» Task instructions: Up to and including the line that contains "import numpy as np", write out each line of the material from its first line, exactly.

» Dataset section:
=====
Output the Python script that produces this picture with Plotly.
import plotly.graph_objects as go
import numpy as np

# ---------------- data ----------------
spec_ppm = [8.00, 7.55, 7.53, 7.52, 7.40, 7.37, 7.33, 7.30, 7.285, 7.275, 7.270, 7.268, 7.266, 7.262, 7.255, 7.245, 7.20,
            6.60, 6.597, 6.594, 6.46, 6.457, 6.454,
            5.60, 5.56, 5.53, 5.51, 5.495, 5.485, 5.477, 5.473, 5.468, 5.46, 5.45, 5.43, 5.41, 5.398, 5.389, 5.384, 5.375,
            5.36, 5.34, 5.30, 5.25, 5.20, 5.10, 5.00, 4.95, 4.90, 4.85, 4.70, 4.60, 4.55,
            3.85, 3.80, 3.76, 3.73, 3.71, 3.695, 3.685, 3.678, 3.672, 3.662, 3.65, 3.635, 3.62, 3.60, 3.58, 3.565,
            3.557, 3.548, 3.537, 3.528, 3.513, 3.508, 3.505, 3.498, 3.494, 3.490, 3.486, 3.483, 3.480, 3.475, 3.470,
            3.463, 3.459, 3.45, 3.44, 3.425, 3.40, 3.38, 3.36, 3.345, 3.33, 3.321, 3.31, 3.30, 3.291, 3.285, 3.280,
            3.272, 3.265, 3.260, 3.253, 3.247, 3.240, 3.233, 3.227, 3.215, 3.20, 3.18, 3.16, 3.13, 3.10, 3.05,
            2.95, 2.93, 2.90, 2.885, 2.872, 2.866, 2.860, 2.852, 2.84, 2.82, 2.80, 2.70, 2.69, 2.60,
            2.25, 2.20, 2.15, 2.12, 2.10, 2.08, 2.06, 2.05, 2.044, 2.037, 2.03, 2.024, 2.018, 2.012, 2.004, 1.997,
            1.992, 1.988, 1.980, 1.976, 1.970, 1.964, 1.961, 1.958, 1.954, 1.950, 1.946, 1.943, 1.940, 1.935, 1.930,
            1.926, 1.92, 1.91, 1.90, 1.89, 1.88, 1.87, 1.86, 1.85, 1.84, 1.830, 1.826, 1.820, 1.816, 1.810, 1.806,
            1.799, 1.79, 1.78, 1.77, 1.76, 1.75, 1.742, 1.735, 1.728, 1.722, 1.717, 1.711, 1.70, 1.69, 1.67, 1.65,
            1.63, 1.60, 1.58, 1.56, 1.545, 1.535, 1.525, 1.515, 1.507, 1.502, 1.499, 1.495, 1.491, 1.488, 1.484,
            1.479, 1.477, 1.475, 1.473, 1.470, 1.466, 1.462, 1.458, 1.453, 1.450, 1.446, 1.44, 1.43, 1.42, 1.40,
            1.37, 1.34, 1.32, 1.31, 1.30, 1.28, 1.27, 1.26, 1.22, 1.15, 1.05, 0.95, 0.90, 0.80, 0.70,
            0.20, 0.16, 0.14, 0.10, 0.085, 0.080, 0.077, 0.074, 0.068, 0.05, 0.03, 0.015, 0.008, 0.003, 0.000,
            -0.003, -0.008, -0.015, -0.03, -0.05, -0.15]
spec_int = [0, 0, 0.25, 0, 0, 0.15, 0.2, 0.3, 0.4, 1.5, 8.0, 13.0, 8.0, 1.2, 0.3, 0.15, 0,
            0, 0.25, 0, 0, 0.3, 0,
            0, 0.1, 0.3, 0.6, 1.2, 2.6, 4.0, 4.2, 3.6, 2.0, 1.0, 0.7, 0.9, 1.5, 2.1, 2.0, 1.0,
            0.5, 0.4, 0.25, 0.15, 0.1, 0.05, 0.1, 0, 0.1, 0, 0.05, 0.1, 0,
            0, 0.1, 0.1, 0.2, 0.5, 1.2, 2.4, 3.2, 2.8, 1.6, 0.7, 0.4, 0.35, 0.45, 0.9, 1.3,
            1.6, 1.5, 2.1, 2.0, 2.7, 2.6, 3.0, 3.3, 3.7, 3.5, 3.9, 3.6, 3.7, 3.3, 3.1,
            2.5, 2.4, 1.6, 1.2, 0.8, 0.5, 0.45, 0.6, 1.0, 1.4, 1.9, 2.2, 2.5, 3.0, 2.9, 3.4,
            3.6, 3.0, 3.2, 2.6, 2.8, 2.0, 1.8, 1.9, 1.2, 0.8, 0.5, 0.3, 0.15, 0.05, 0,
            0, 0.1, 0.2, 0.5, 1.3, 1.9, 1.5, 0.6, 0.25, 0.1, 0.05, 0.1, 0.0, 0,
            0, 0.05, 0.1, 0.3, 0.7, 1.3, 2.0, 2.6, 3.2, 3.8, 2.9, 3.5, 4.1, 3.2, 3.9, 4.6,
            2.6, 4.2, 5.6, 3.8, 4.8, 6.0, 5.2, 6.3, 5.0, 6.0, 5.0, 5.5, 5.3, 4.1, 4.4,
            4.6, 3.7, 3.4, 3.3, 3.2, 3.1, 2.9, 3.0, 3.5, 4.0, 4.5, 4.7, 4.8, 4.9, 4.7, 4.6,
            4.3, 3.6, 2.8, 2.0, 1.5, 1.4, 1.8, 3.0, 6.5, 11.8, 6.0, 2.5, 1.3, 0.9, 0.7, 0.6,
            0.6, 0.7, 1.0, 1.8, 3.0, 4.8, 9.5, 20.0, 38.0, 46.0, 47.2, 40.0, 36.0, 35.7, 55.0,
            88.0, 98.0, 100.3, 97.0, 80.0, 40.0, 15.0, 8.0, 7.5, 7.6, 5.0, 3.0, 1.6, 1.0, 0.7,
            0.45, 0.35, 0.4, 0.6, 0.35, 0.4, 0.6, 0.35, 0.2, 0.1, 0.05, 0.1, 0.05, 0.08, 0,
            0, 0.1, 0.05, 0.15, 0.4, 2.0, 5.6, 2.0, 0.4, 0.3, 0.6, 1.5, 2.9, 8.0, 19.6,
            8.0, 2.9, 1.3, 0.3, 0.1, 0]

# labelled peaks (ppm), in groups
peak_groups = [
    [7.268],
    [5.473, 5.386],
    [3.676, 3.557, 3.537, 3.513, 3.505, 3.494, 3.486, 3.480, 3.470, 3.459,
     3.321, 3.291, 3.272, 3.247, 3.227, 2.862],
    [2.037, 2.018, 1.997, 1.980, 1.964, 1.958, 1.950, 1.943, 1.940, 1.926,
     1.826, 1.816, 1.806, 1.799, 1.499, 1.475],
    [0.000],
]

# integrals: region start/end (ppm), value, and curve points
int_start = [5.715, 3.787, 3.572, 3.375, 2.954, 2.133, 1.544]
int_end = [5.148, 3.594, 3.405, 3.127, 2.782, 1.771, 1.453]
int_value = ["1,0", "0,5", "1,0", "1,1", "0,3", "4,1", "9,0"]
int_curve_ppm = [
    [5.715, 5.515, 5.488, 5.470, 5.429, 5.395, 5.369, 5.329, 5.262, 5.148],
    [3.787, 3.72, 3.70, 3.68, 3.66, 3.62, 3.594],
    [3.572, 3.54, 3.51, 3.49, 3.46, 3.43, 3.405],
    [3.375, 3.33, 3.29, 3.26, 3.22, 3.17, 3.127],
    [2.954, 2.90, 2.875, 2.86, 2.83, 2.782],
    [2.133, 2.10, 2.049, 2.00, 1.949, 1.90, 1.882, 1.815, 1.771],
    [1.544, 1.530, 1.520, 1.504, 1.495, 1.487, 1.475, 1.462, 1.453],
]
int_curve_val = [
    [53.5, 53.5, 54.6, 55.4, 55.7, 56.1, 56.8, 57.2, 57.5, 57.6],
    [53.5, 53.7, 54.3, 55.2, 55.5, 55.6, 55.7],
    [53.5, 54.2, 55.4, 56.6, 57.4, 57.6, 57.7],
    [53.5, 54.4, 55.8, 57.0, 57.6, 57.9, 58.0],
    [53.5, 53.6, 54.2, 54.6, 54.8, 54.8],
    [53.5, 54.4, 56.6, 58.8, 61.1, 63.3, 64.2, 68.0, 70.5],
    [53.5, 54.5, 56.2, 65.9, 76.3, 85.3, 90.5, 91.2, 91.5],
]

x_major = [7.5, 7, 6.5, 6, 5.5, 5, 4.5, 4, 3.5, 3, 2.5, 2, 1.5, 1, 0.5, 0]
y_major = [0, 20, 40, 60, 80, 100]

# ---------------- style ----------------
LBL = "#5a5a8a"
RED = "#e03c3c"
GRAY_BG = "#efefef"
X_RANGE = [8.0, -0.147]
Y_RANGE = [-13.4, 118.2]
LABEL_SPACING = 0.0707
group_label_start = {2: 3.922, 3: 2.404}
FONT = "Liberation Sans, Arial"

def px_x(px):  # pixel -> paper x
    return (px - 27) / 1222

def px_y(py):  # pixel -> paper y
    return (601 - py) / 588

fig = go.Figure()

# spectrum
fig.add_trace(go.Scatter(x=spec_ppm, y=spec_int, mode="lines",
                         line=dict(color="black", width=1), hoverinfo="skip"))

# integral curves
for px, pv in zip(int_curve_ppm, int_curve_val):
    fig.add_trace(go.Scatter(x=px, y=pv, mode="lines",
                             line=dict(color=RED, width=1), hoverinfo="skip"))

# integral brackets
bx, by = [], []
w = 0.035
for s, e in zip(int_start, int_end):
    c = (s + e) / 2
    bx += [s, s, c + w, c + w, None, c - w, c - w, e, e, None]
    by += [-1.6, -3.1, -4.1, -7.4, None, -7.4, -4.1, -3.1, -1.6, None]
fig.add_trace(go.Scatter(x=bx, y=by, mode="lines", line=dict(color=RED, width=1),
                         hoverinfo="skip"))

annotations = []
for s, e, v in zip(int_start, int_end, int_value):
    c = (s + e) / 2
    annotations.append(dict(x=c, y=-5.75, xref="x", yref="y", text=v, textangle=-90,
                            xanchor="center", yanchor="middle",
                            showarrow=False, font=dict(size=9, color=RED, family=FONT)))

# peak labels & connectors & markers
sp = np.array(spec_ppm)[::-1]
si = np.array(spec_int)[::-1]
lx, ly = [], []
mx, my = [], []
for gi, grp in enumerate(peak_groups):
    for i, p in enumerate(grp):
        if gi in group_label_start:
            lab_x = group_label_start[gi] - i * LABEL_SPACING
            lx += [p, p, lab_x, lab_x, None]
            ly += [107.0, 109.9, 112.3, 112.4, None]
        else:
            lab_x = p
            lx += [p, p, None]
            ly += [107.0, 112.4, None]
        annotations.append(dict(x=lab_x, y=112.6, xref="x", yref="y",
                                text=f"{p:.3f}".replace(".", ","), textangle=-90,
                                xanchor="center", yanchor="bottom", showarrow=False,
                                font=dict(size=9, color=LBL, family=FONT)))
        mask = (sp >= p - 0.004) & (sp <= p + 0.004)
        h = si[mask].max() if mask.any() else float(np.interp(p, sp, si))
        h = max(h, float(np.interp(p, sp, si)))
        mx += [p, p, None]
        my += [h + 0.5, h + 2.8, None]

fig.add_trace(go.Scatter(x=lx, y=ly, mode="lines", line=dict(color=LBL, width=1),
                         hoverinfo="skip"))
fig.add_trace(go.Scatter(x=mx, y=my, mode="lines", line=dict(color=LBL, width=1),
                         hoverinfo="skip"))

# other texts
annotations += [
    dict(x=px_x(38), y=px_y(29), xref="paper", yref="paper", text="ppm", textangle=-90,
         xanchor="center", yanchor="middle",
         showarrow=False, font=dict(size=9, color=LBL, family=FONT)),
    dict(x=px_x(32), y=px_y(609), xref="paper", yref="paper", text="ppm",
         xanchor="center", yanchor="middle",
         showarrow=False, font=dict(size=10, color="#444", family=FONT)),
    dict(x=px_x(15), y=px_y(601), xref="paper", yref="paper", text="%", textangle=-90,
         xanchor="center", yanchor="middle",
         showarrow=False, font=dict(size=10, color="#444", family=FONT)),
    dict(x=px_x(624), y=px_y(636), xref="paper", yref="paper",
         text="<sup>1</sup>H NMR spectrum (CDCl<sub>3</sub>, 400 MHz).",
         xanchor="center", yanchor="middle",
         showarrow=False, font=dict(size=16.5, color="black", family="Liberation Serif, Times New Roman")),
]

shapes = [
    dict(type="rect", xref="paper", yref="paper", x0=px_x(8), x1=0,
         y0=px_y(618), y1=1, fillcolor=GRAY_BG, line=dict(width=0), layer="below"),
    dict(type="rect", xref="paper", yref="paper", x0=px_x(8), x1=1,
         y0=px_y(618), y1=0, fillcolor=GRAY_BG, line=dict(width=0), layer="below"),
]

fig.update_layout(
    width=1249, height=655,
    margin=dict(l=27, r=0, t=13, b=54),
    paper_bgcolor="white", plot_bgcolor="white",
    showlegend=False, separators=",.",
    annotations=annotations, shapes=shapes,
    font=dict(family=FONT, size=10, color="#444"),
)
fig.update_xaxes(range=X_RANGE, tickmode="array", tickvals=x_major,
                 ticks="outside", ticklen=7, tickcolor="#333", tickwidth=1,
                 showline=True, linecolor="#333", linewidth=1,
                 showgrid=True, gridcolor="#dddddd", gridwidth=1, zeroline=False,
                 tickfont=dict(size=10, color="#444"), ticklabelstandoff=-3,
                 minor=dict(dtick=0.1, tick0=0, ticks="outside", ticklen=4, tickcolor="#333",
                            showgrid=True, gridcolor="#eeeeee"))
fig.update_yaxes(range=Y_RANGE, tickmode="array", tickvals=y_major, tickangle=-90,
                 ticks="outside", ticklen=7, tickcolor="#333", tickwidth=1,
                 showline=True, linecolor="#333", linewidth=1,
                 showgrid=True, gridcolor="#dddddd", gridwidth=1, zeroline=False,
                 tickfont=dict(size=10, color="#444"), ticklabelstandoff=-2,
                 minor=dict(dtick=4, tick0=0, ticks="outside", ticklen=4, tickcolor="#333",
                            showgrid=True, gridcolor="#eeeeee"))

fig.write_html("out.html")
=====
» Task output:
Output the Python script that produces this picture with Plotly.
import plotly.graph_objects as go
import numpy as np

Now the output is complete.